I glanced through the pages of a magazine, barely able to focus on what was printed. I half-expected Molly to appear behind the glass door with a look of defeat on her face. But, the clock kept ticking, and then I tried to determine if a long time passing meant good things or bad. When she finally did appear, it was with a smile and a thumbs-up sign. I was so relieved! She said that they finally managed to get all the x-rays done, and when one film didn’t turn out and they had to do it again, it was not a problem at all, as he admitted, “That was easy!” Thank you, Lord!
The look on his face when he came out was priceless. He had conquered something, worked it out, slayed the dragon. The dentist came out too (a beautiful lady who appears too young to be a dentist and pregnant with her fourth child!). He had no cavities and she said that his growth and development looked perfect. And because of that, he wouldn’t need films taken again until he was 8. Yippee!

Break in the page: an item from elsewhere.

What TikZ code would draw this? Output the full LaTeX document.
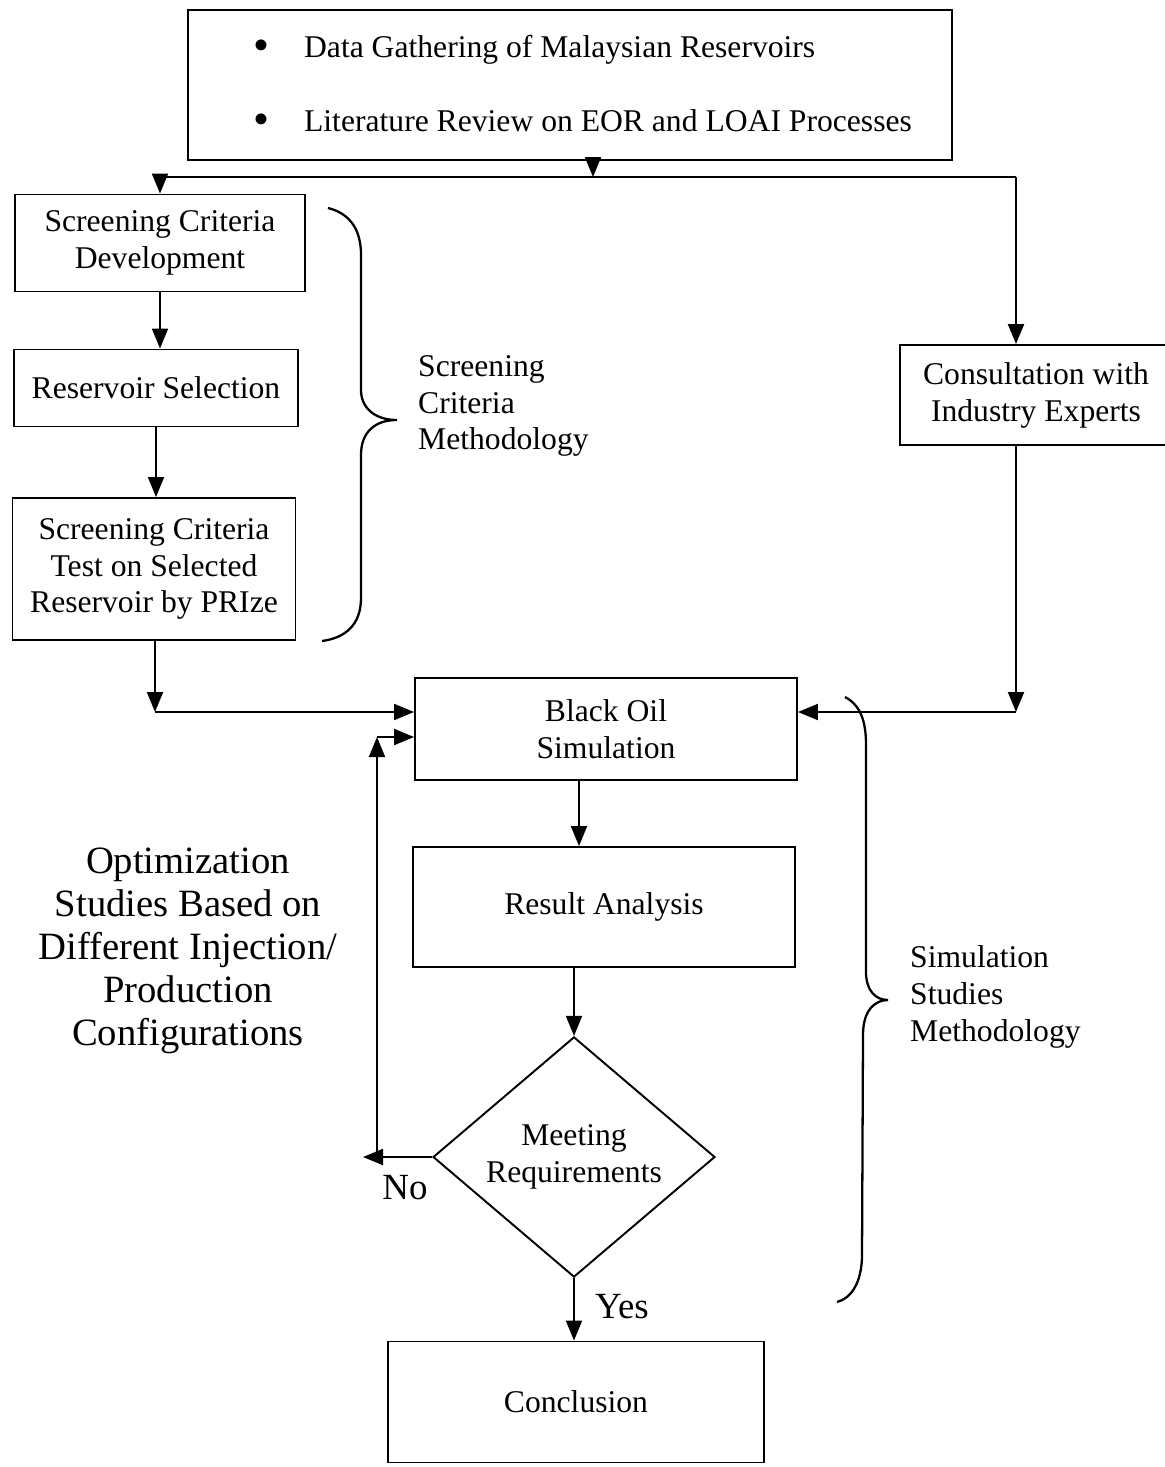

I was so thankful that Molly hadn’t given up. What should have been a 35 minute appointment turned into 1 1/2 hours, but we all left feeling like winners. Molly said that challenges only make them better at their jobs. A little voice inside was nagging that it was too bad my child had to be the challenge for them that day, and it was too bad that success only came after I was completely out of the room…what does that say about my presence in his life? But, I let that go and rejoiced that feelings of panic and anger had not taken me over. Even though I was frustrated that Ethan was making the situation so much more difficult than necessary, I was able to detach myself from it in a good way. Again…Thank you, Lord! And Ethan…I hope he can look back at this experience to help him with future challenges. I hope he can remember the connection between what happened at the dentist’s office and his Awana verse, Joshua 1:9 - “…Be strong and courageous. Do not be terrified; do not be discouraged, for the Lord your God will be with you wherever you go.”
I told Ethan that I was proud of him for working through his fear and doing something he found very difficult. I also told him I would take him out to lunch and he could choose the place. I was kinda surprised, but he chose Romano’s Macaroni Grill. We had a good afternoon.